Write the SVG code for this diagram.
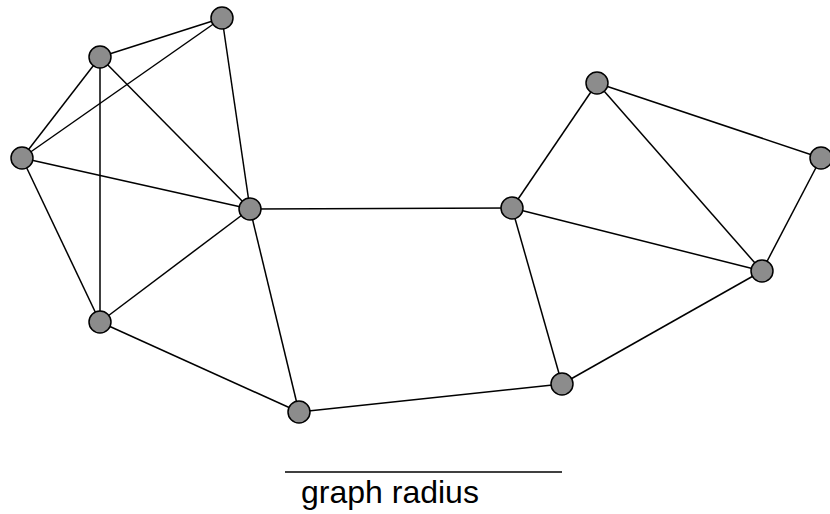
<svg xmlns="http://www.w3.org/2000/svg" width="830" height="514" viewBox="0 0 830 514">
<style>
.e{stroke:#000;stroke-width:1.5;fill:none}
.n{fill:#8c8c8c;stroke:#000;stroke-width:1.5}
.t{font-family:"Liberation Sans",Arial,sans-serif;font-size:32px;fill:#000}
</style>
<rect width="830" height="514" fill="#fff"/>
<g id="connectors" class="e">
<line x1="100" y1="57" x2="222" y2="18"/>
<line x1="100" y1="57" x2="22" y2="158"/>
<line x1="100" y1="57" x2="100" y2="322"/>
<line x1="100" y1="57" x2="250" y2="209"/>
<line x1="222" y1="18" x2="22" y2="158"/>
<line x1="222" y1="18" x2="250" y2="209"/>
<line x1="22" y1="158" x2="250" y2="209"/>
<line x1="22" y1="158" x2="100" y2="322"/>
<line x1="100" y1="322" x2="250" y2="209"/>
<line x1="250" y1="209" x2="299" y2="412"/>
<line x1="250" y1="209" x2="512" y2="208"/>
<line x1="100" y1="322" x2="299" y2="412"/>
<line x1="299" y1="412" x2="562" y2="384"/>
<line x1="512" y1="208" x2="597" y2="83"/>
<line x1="512" y1="208" x2="762" y2="271"/>
<line x1="512" y1="208" x2="562" y2="384"/>
<line x1="597" y1="83" x2="821" y2="158"/>
<line x1="597" y1="83" x2="762" y2="271"/>
<line x1="821" y1="158" x2="762" y2="271"/>
<line x1="762" y1="271" x2="562" y2="384"/>
</g>
<g id="nA"><circle class="n" cx="100" cy="57" r="11"/></g>
<g id="nB"><circle class="n" cx="222" cy="18" r="11"/></g>
<g id="nC"><circle class="n" cx="22" cy="158" r="11"/></g>
<g id="nD"><circle class="n" cx="250" cy="209" r="11"/></g>
<g id="nE"><circle class="n" cx="100" cy="322" r="11"/></g>
<g id="nF"><circle class="n" cx="299" cy="412" r="11"/></g>
<g id="nG"><circle class="n" cx="512" cy="208" r="11"/></g>
<g id="nH"><circle class="n" cx="597" cy="83" r="11"/></g>
<g id="nI"><circle class="n" cx="821" cy="158" r="11"/></g>
<g id="nJ"><circle class="n" cx="762" cy="271" r="11"/></g>
<g id="nK"><circle class="n" cx="562" cy="384" r="11"/></g>
<g id="legend">
<line x1="285" y1="472" x2="562" y2="472" stroke="#000" stroke-width="1.5"/>
<text class="t" x="301" y="503">graph radius</text>
</g>
</svg>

§ Direction
Leave out the pictures and give the listing above again exactly.

§ Result
Write the SVG code for this diagram.
<svg xmlns="http://www.w3.org/2000/svg" width="830" height="514" viewBox="0 0 830 514">
<style>
.e{stroke:#000;stroke-width:1.5;fill:none}
.n{fill:#8c8c8c;stroke:#000;stroke-width:1.5}
.t{font-family:"Liberation Sans",Arial,sans-serif;font-size:32px;fill:#000}
</style>
<rect width="830" height="514" fill="#fff"/>
<g id="connectors" class="e">
<line x1="100" y1="57" x2="222" y2="18"/>
<line x1="100" y1="57" x2="22" y2="158"/>
<line x1="100" y1="57" x2="100" y2="322"/>
<line x1="100" y1="57" x2="250" y2="209"/>
<line x1="222" y1="18" x2="22" y2="158"/>
<line x1="222" y1="18" x2="250" y2="209"/>
<line x1="22" y1="158" x2="250" y2="209"/>
<line x1="22" y1="158" x2="100" y2="322"/>
<line x1="100" y1="322" x2="250" y2="209"/>
<line x1="250" y1="209" x2="299" y2="412"/>
<line x1="250" y1="209" x2="512" y2="208"/>
<line x1="100" y1="322" x2="299" y2="412"/>
<line x1="299" y1="412" x2="562" y2="384"/>
<line x1="512" y1="208" x2="597" y2="83"/>
<line x1="512" y1="208" x2="762" y2="271"/>
<line x1="512" y1="208" x2="562" y2="384"/>
<line x1="597" y1="83" x2="821" y2="158"/>
<line x1="597" y1="83" x2="762" y2="271"/>
<line x1="821" y1="158" x2="762" y2="271"/>
<line x1="762" y1="271" x2="562" y2="384"/>
</g>
<g id="nA"><circle class="n" cx="100" cy="57" r="11"/></g>
<g id="nB"><circle class="n" cx="222" cy="18" r="11"/></g>
<g id="nC"><circle class="n" cx="22" cy="158" r="11"/></g>
<g id="nD"><circle class="n" cx="250" cy="209" r="11"/></g>
<g id="nE"><circle class="n" cx="100" cy="322" r="11"/></g>
<g id="nF"><circle class="n" cx="299" cy="412" r="11"/></g>
<g id="nG"><circle class="n" cx="512" cy="208" r="11"/></g>
<g id="nH"><circle class="n" cx="597" cy="83" r="11"/></g>
<g id="nI"><circle class="n" cx="821" cy="158" r="11"/></g>
<g id="nJ"><circle class="n" cx="762" cy="271" r="11"/></g>
<g id="nK"><circle class="n" cx="562" cy="384" r="11"/></g>
<g id="legend">
<line x1="285" y1="472" x2="562" y2="472" stroke="#000" stroke-width="1.5"/>
<text class="t" x="301" y="503">graph radius</text>
</g>
</svg>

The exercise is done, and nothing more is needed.